Digital park in the sea
Title: Digital Seascapes – a co-design approach to identify new ways for communities to engage with the sea as a public space.
Funded by: AHRC Design Exchange Partnership
Duration: February 2023 – February 2024
Location: Plymouth, UK
Project partners: University of Plymouth, Plymouth City Council, The Rockpool Project 
University of Plymouth staff: Professor Katharine Willis, Ashita Gupta 
This project is funded by the AHRC Design Exchange Partnership (DEP). DEPs are three-way collaborative projects which seek to demonstrate tangible impact on local communities by stimulating the real-world application of high-quality arts and humanities-led design research to address challenges related to achieving green transition goals.

Project overview

Digital Seascapes takes a collaborative approach to design new ways for communities to engage with the sea as a public space.
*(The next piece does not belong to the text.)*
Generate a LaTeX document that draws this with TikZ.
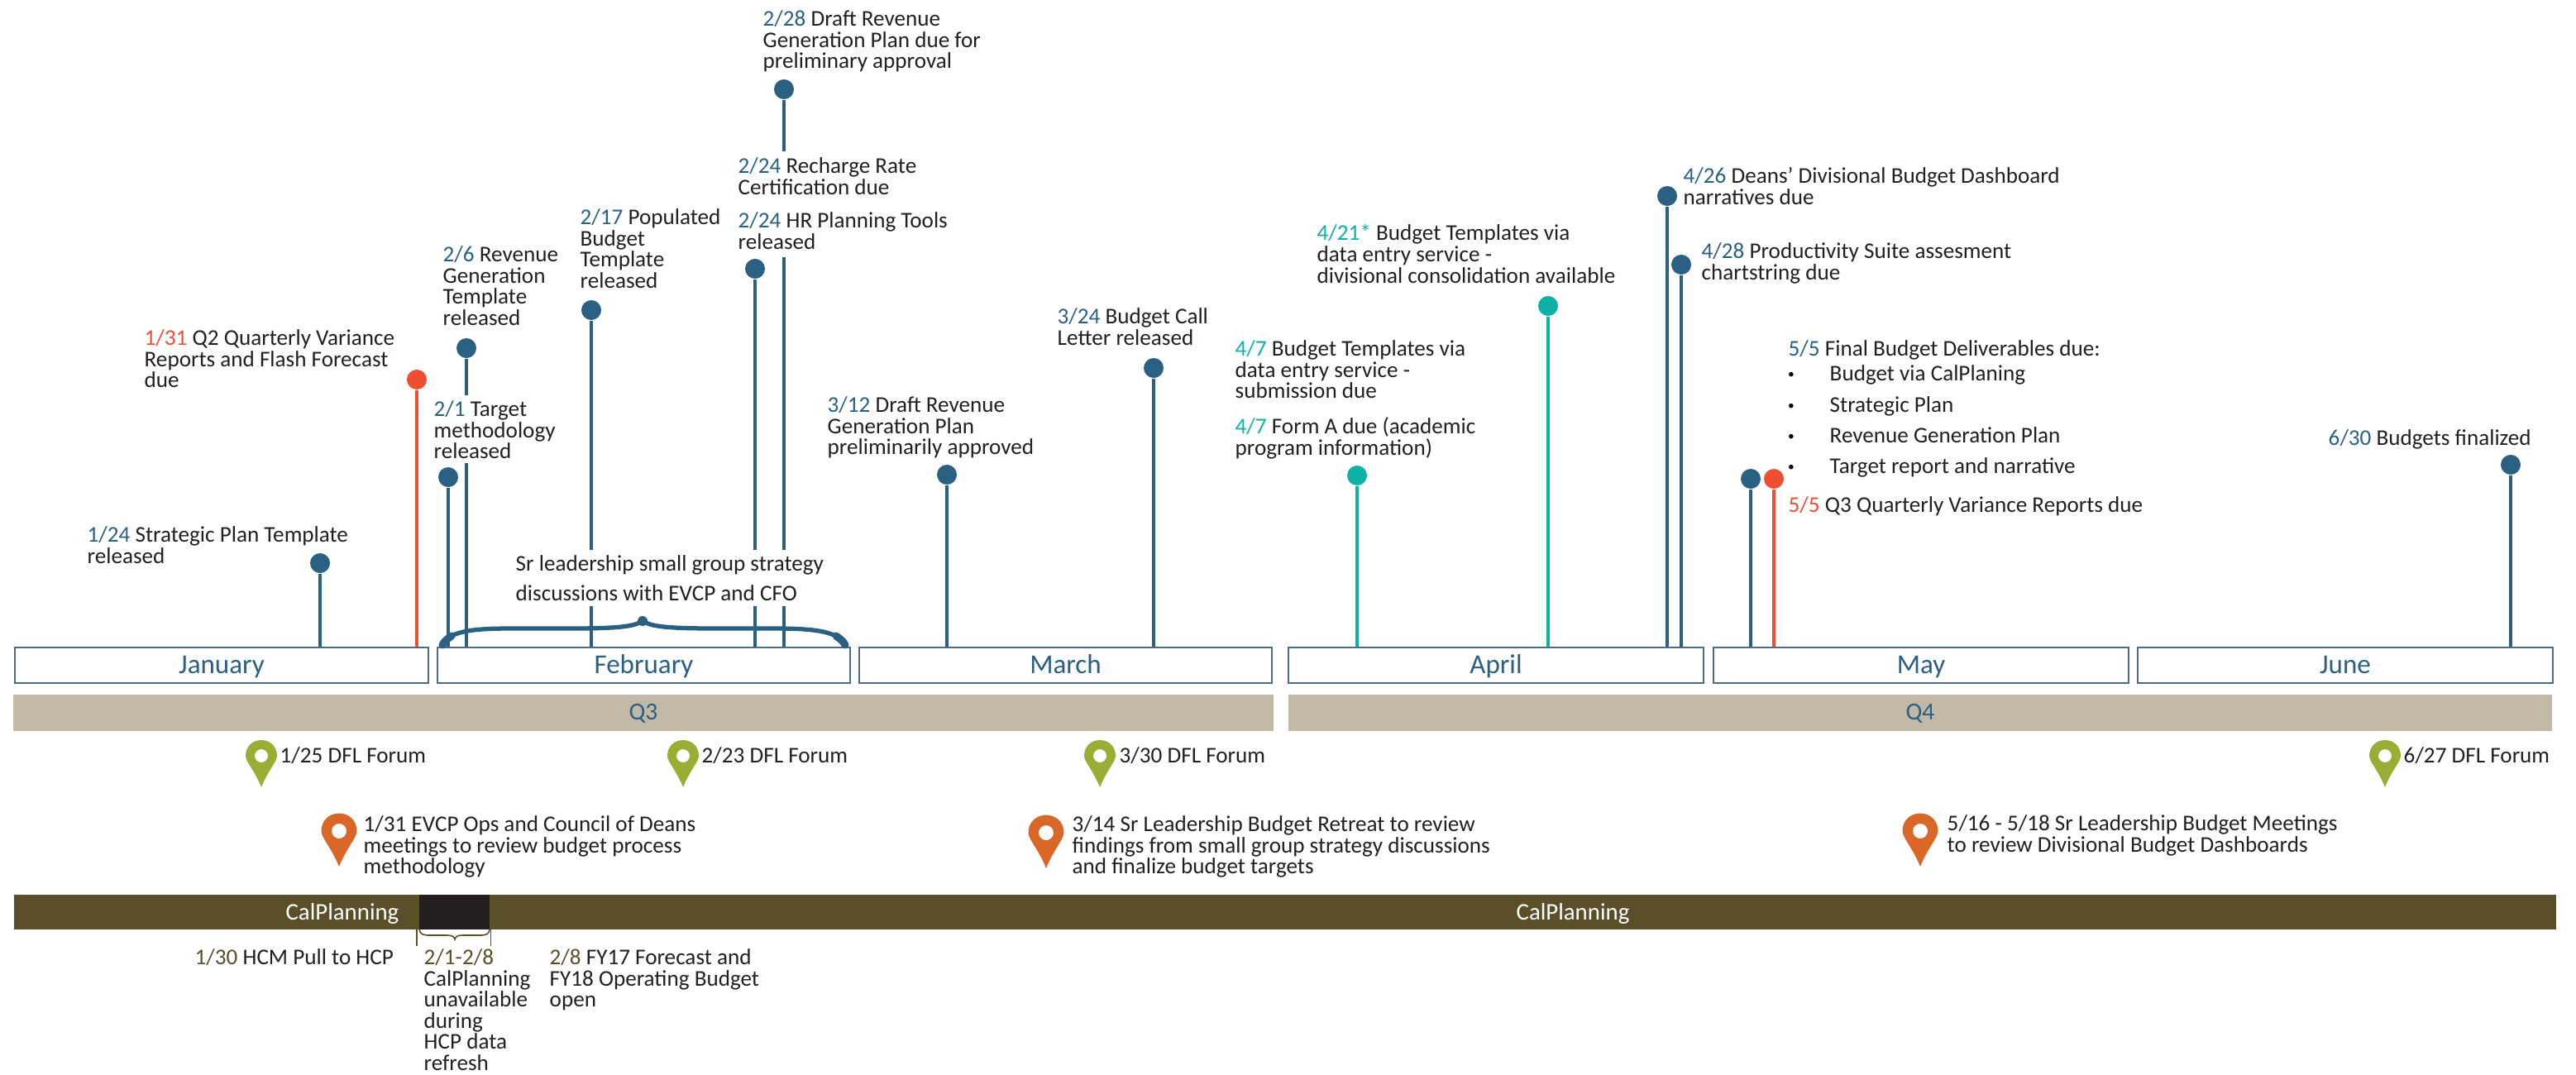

A community co-design process will test third-sector organisations using digital technology to engage communities around access to the sea. A key focal point of the project will be to support and develop knowledge exchange and capacity building between three key organisations in the city, that have a common aim to build resilient coastal cities.
The partnership with Plymouth City Council, as custodians of the city and lead on the National Marine Park (NMP), and The Rockpool Project (CIC) will develop a digital citizen science toolkit to be used as part of a wider set of activities to engage young people and to enable them to take action to care for their marine space. It will drive the local community to engage with and care for their coastal environment, positively impacting on the achievement of coastal resilience goals. 
The project builds on the creation of the first UK National Marine Park (NMP) and the work of the EU Green minds project which has been establishing green and blue governance in the city to develop 'a digital park in the sea'. This partnership will exchange technological knowledge and design skills to collaboratively explore and test new ways for communities to engage with the sea as a common space. The aim is to engage young people in new ways to make coastal areas more accessible to themselves and, more broadly, to create resilient and inclusive coastal communities.
Digital Seascapes primary students working in a pool of sea water
Digital Seascapes primary students working with crafts

Our aims

Outcomes and impact

The project will identify new knowledge around how a digital placemaking approach can be applied in marine environments towards building resilient coastal communities. The outcomes will address the challenge of enabling civic participation within these communities in managing and engaging with the city through a focus on marine environments – an underrepresented area of urban space by:
  • development of a series of digital prototypes around engaging with the sea as a public space
  • evaluating whether the prototypes (engagement with technology) create a stronger connection and better engagement with the marine environments
  • production of a series of design guides and examples of project outcomes that will be used to inform a new policy approach to civic governance of marine spaces in UK.
Rockpooling in the Southwest 
Theory of Change illustration for digital parks in the sea by Daniel Glover

Theory of change

The theory of change for this project is based on the following approach:
If we co-design place-based digital prototypes with residents of coastal neighbourhoods, the sea (being treated as a non-human partner) and city partners, then we aim to work towards more resilient coastal communities.

A place-based approach

Through working with other organisations and supporting people to be part of the solution, we aim to make a culture of social innovation through the project in terms of both its organisation and how it connects with community and partners. We will work directly with people from two specific neighbourhoods in Plymouth; Stonehouse and Devonport. Both communities are located less than one mile from the sea but research shows that these communities are less likely to visit the sea and are often excluded from the benefits such access brings. The co-design process will enable these engaged communities to actually visit the sea but also to create a more sustainable legacy for the wider neighbourhood. 
The project will focus on two bays in Plymouth Sound (Firestone Bay and Millbay). Both are centrally located closest to the target neighbourhoods to facilitate our work with local communities. 
Digital Seascapes primary students working on a rocky beach


Project mentor

Jo Morrison, Director of Digital Innovation & Research, Calvium LTD
Jo has worked at the intersection of people, place and technology for over 20 years. Improving the social, cultural, economic and environmental prosperity of towns and cities through innovative digital placemaking practice is a core ambition of her work. She has collaborated with a range of clients including The City of Edinburgh Council, igloo Regeneration and NHS North East London.